Direction:
Reproduce every line of the listing as written, apart from the pictures.

───── Information supplied ─────

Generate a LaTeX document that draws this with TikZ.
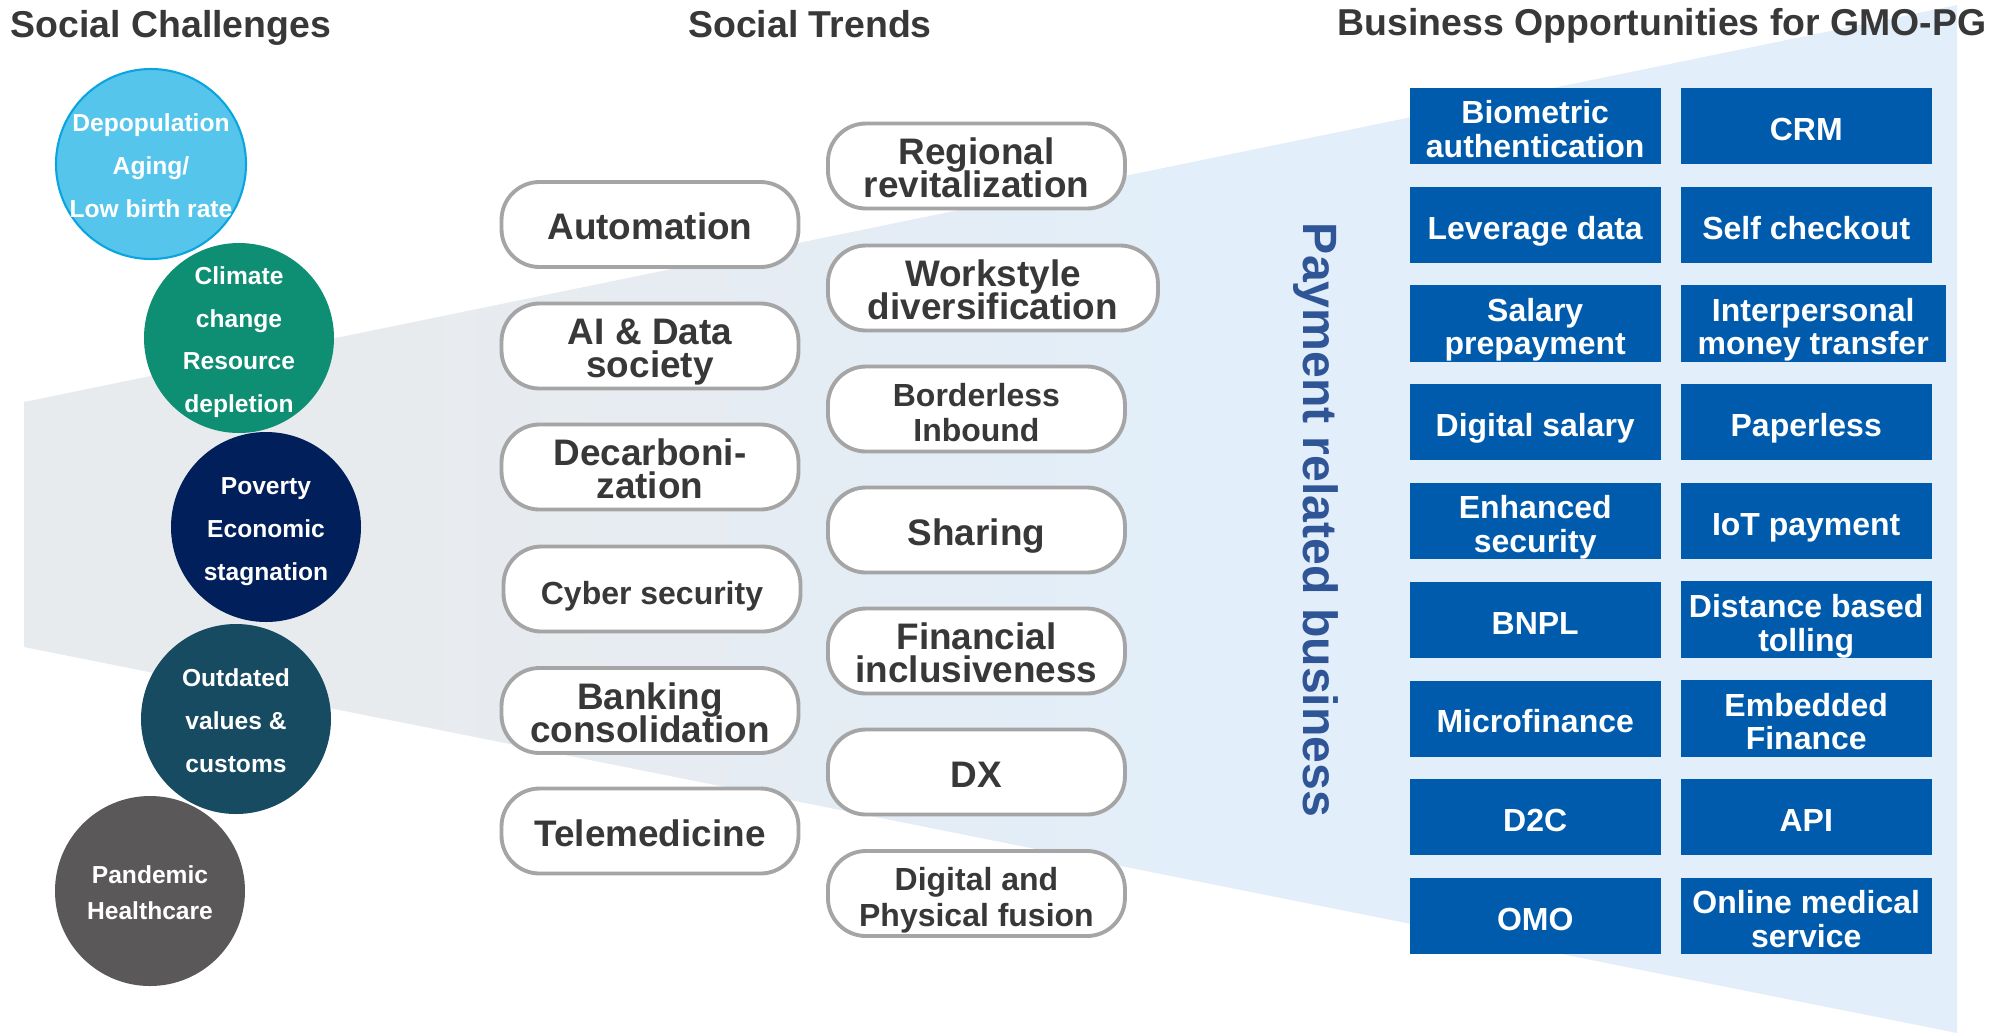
\documentclass[tikz,border=0pt]{standalone}
\usepackage{fontspec}
\setmainfont{Liberation Sans}
\usetikzlibrary{positioning}

\definecolor{fungray}{HTML}{E8EBEE}
\definecolor{funblue}{HTML}{E2EEF9}
\definecolor{fundark}{HTML}{9FC5E5}
\definecolor{inkgray}{HTML}{383838}
\definecolor{pillgray}{HTML}{A5A5A5}
\definecolor{oppblue}{HTML}{005BAC}
\definecolor{payblue}{HTML}{2F5597}
\definecolor{chcyan}{HTML}{56C5EB}
\definecolor{chcyanline}{HTML}{0AA5E1}
\definecolor{chgreen}{HTML}{0E8E72}
\definecolor{chnavy}{HTML}{011F5B}
\definecolor{chteal}{HTML}{164B62}
\definecolor{chgray}{HTML}{5A5859}

\pgfdeclarehorizontalshading{funnel}{100bp}{color(0bp)=(fungray); color(35bp)=(fungray); color(55bp)=(funblue); color(86bp)=(funblue); color(100bp)=(fundark)}

% tight lines in the labels, and a fixed line box so every label sits at the same height
\lineskiplimit=-50pt
\newcommand{\linebox}[2]{\vrule width 0pt height #1 depth #2\relax}

\begin{document}
\begin{tikzpicture}[
  title/.style={font=\bfseries\fontsize{10.65}{12}\selectfont, text=inkgray, inner sep=0pt},
  % the argument of the label styles is the number of text lines
  % (negative inner sep keeps every circle at its minimum size)
  challenge/.style={circle, minimum size=1.9cm, inner sep=-0.3cm, text=white, align=center,
    font=\bfseries\fontsize{7}{12.2}\selectfont,
    execute at begin node={\linebox{\dimexpr 7.5pt+12.2pt*\numexpr#1-1\relax\relax}{1.5pt}}},
  challenge/.default=1,
  trend/.style={draw=pillgray, line width=1.1pt, fill=white, rounded corners=0.38cm, minimum width=2.97cm, minimum height=0.85cm, inner sep=0pt, align=center, text=inkgray,
    font=\bfseries\fontsize{10.5}{9.3}\selectfont,
    execute at begin node={\linebox{\dimexpr 11.1pt+9.3pt*\numexpr#1-1\relax\relax}{2.4pt}}},
  trend/.default=1,
  trendsmall/.style={font=\bfseries\fontsize{9.1}{10}\selectfont,
    execute at begin node={\linebox{\dimexpr 10.9pt+10pt*\numexpr#1-1\relax\relax}{2.4pt}}},
  trendsmall/.default=1,
  opp/.style={fill=oppblue, minimum height=0.76cm, inner sep=0pt, align=center, text=white,
    font=\bfseries\fontsize{9.1}{9.6}\selectfont,
    execute at begin node={\linebox{\dimexpr 10.2pt+9.6pt*\numexpr#1-1\relax\relax}{2pt}}},
  opp/.default=1
]
\useasboundingbox (0,0) rectangle (20.04,-10.33);

% Funnel behind everything (gray on the left, blue towards the right)
\shade[shading=funnel] (0.24,-4.02) -- (19.57,-0.05) -- (19.57,-10.33) -- (0.24,-6.47) -- cycle;

% Column titles
\node[title, anchor=base west] (ttl-ch) at (0.10,-0.375) {Social Challenges};
\node[title, anchor=base] (ttl-tr) at (8.10,-0.375) {Social Trends};
\node[title, anchor=base] (ttl-op) at (16.62,-0.355) {Business Opportunities for GMO-PG};

% Social challenges
\node[challenge=3, fill=chcyan, draw=chcyanline, line width=0.6pt] (ch1) at (1.51,-1.64) {Depopulation\\Aging/\\Low birth rate};
\node[challenge=4, fill=chgreen] (ch2) at (2.39,-3.38) {Climate\\change\\Resource\\depletion};
\node[challenge=3, fill=chnavy] (ch3) at (2.66,-5.27) {Poverty\\Economic\\stagnation};
% this one has closer lines
\node[challenge, fill=chgray, font=\bfseries\fontsize{7}{10}\selectfont,
  execute at begin node={\linebox{17.5pt}{1.5pt}}] (ch5) at (1.50,-8.91) {Pandemic\\Healthcare};
\node[challenge=3, fill=chteal] (ch4) at (2.36,-7.19) {Outdated\\values \&\\customs};

% Social trends, left column
\node[trend] (tr-a1) at (6.50,-2.245) {Automation};
\node[trend=2] (tr-a2) at (6.50,-3.46) {AI \& Data\\society};
\node[trend=2] (tr-a3) at (6.50,-4.67) {Decarboni-\\zation};
\node[trend, trendsmall] (tr-a4) at (6.52,-5.89) {Cyber security};
\node[trend=2] (tr-a5) at (6.50,-7.105) {Banking\\consolidation};
\node[trend] (tr-a6) at (6.50,-8.31) {Telemedicine};

% Social trends, right column
\node[trend=2, anchor=west] (tr-b1) at (8.26,-1.66) {Regional\\revitalization};
\node[trend=2, anchor=west, minimum width=3.30cm] (tr-b2) at (8.26,-2.88) {Workstyle\\diversification};
\node[trend, trendsmall=2, anchor=west] (tr-b3) at (8.26,-4.09) {Borderless\\Inbound};
\node[trend, anchor=west] (tr-b4) at (8.26,-5.30) {Sharing};
\node[trend=2, anchor=west] (tr-b5) at (8.26,-6.51) {Financial\\inclusiveness};
\node[trend, anchor=west] (tr-b6) at (8.26,-7.72) {DX};
\node[trend, trendsmall=2, anchor=west] (tr-b7) at (8.26,-8.935) {Digital and\\Physical fusion};

% Side label of the opportunities
\node[font=\bfseries\fontsize{13.7}{16}\selectfont, text=payblue, rotate=-90] (paylbl) at (13.16,-5.20) {Payment related business};

% Business opportunities, first column
\foreach \txt/\n [count=\i] in {{Biometric\\authentication}/2, {Leverage data}/1, {Salary\\prepayment}/2, {Digital salary}/1, {Enhanced\\security}/2, BNPL/1, Microfinance/1, D2C/1, OMO/1} {
  \node[opp=\n, anchor=west, minimum width=2.51cm] (op1-\i) at (14.09, -1.26 - 0.9875*\i + 0.9875) {\txt};
}
% Business opportunities, second column
\foreach \txt/\n/\boxw [count=\i] in {CRM/1/2.51, {Self checkout}/1/2.51, {Interpersonal\\money transfer}/2/2.65, Paperless/1/2.51, {IoT payment}/1/2.51, {Distance based\\tolling}/2/2.51, {Embedded\\Finance}/2/2.51, API/1/2.51, {Online medical\\service}/2/2.51} {
  \node[opp=\n, anchor=west, minimum width=\boxw cm] (op2-\i) at (16.80, -1.26 - 0.9875*\i + 0.9875) {\txt};
}

\end{tikzpicture}
\end{document}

─────

Exercise result:
Generate a LaTeX document that draws this with TikZ.
\documentclass[tikz,border=0pt]{standalone}
\usepackage{fontspec}
\setmainfont{Liberation Sans}
\usetikzlibrary{positioning}

\definecolor{fungray}{HTML}{E8EBEE}
\definecolor{funblue}{HTML}{E2EEF9}
\definecolor{fundark}{HTML}{9FC5E5}
\definecolor{inkgray}{HTML}{383838}
\definecolor{pillgray}{HTML}{A5A5A5}
\definecolor{oppblue}{HTML}{005BAC}
\definecolor{payblue}{HTML}{2F5597}
\definecolor{chcyan}{HTML}{56C5EB}
\definecolor{chcyanline}{HTML}{0AA5E1}
\definecolor{chgreen}{HTML}{0E8E72}
\definecolor{chnavy}{HTML}{011F5B}
\definecolor{chteal}{HTML}{164B62}
\definecolor{chgray}{HTML}{5A5859}

\pgfdeclarehorizontalshading{funnel}{100bp}{color(0bp)=(fungray); color(35bp)=(fungray); color(55bp)=(funblue); color(86bp)=(funblue); color(100bp)=(fundark)}

% tight lines in the labels, and a fixed line box so every label sits at the same height
\lineskiplimit=-50pt
\newcommand{\linebox}[2]{\vrule width 0pt height #1 depth #2\relax}

\begin{document}
\begin{tikzpicture}[
  title/.style={font=\bfseries\fontsize{10.65}{12}\selectfont, text=inkgray, inner sep=0pt},
  % the argument of the label styles is the number of text lines
  % (negative inner sep keeps every circle at its minimum size)
  challenge/.style={circle, minimum size=1.9cm, inner sep=-0.3cm, text=white, align=center,
    font=\bfseries\fontsize{7}{12.2}\selectfont,
    execute at begin node={\linebox{\dimexpr 7.5pt+12.2pt*\numexpr#1-1\relax\relax}{1.5pt}}},
  challenge/.default=1,
  trend/.style={draw=pillgray, line width=1.1pt, fill=white, rounded corners=0.38cm, minimum width=2.97cm, minimum height=0.85cm, inner sep=0pt, align=center, text=inkgray,
    font=\bfseries\fontsize{10.5}{9.3}\selectfont,
    execute at begin node={\linebox{\dimexpr 11.1pt+9.3pt*\numexpr#1-1\relax\relax}{2.4pt}}},
  trend/.default=1,
  trendsmall/.style={font=\bfseries\fontsize{9.1}{10}\selectfont,
    execute at begin node={\linebox{\dimexpr 10.9pt+10pt*\numexpr#1-1\relax\relax}{2.4pt}}},
  trendsmall/.default=1,
  opp/.style={fill=oppblue, minimum height=0.76cm, inner sep=0pt, align=center, text=white,
    font=\bfseries\fontsize{9.1}{9.6}\selectfont,
    execute at begin node={\linebox{\dimexpr 10.2pt+9.6pt*\numexpr#1-1\relax\relax}{2pt}}},
  opp/.default=1
]
\useasboundingbox (0,0) rectangle (20.04,-10.33);

% Funnel behind everything (gray on the left, blue towards the right)
\shade[shading=funnel] (0.24,-4.02) -- (19.57,-0.05) -- (19.57,-10.33) -- (0.24,-6.47) -- cycle;

% Column titles
\node[title, anchor=base west] (ttl-ch) at (0.10,-0.375) {Social Challenges};
\node[title, anchor=base] (ttl-tr) at (8.10,-0.375) {Social Trends};
\node[title, anchor=base] (ttl-op) at (16.62,-0.355) {Business Opportunities for GMO-PG};

% Social challenges
\node[challenge=3, fill=chcyan, draw=chcyanline, line width=0.6pt] (ch1) at (1.51,-1.64) {Depopulation\\Aging/\\Low birth rate};
\node[challenge=4, fill=chgreen] (ch2) at (2.39,-3.38) {Climate\\change\\Resource\\depletion};
\node[challenge=3, fill=chnavy] (ch3) at (2.66,-5.27) {Poverty\\Economic\\stagnation};
% this one has closer lines
\node[challenge, fill=chgray, font=\bfseries\fontsize{7}{10}\selectfont,
  execute at begin node={\linebox{17.5pt}{1.5pt}}] (ch5) at (1.50,-8.91) {Pandemic\\Healthcare};
\node[challenge=3, fill=chteal] (ch4) at (2.36,-7.19) {Outdated\\values \&\\customs};

% Social trends, left column
\node[trend] (tr-a1) at (6.50,-2.245) {Automation};
\node[trend=2] (tr-a2) at (6.50,-3.46) {AI \& Data\\society};
\node[trend=2] (tr-a3) at (6.50,-4.67) {Decarboni-\\zation};
\node[trend, trendsmall] (tr-a4) at (6.52,-5.89) {Cyber security};
\node[trend=2] (tr-a5) at (6.50,-7.105) {Banking\\consolidation};
\node[trend] (tr-a6) at (6.50,-8.31) {Telemedicine};

% Social trends, right column
\node[trend=2, anchor=west] (tr-b1) at (8.26,-1.66) {Regional\\revitalization};
\node[trend=2, anchor=west, minimum width=3.30cm] (tr-b2) at (8.26,-2.88) {Workstyle\\diversification};
\node[trend, trendsmall=2, anchor=west] (tr-b3) at (8.26,-4.09) {Borderless\\Inbound};
\node[trend, anchor=west] (tr-b4) at (8.26,-5.30) {Sharing};
\node[trend=2, anchor=west] (tr-b5) at (8.26,-6.51) {Financial\\inclusiveness};
\node[trend, anchor=west] (tr-b6) at (8.26,-7.72) {DX};
\node[trend, trendsmall=2, anchor=west] (tr-b7) at (8.26,-8.935) {Digital and\\Physical fusion};

% Side label of the opportunities
\node[font=\bfseries\fontsize{13.7}{16}\selectfont, text=payblue, rotate=-90] (paylbl) at (13.16,-5.20) {Payment related business};

% Business opportunities, first column
\foreach \txt/\n [count=\i] in {{Biometric\\authentication}/2, {Leverage data}/1, {Salary\\prepayment}/2, {Digital salary}/1, {Enhanced\\security}/2, BNPL/1, Microfinance/1, D2C/1, OMO/1} {
  \node[opp=\n, anchor=west, minimum width=2.51cm] (op1-\i) at (14.09, -1.26 - 0.9875*\i + 0.9875) {\txt};
}
% Business opportunities, second column
\foreach \txt/\n/\boxw [count=\i] in {CRM/1/2.51, {Self checkout}/1/2.51, {Interpersonal\\money transfer}/2/2.65, Paperless/1/2.51, {IoT payment}/1/2.51, {Distance based\\tolling}/2/2.51, {Embedded\\Finance}/2/2.51, API/1/2.51, {Online medical\\service}/2/2.51} {
  \node[opp=\n, anchor=west, minimum width=\boxw cm] (op2-\i) at (16.80, -1.26 - 0.9875*\i + 0.9875) {\txt};
}

\end{tikzpicture}
\end{document}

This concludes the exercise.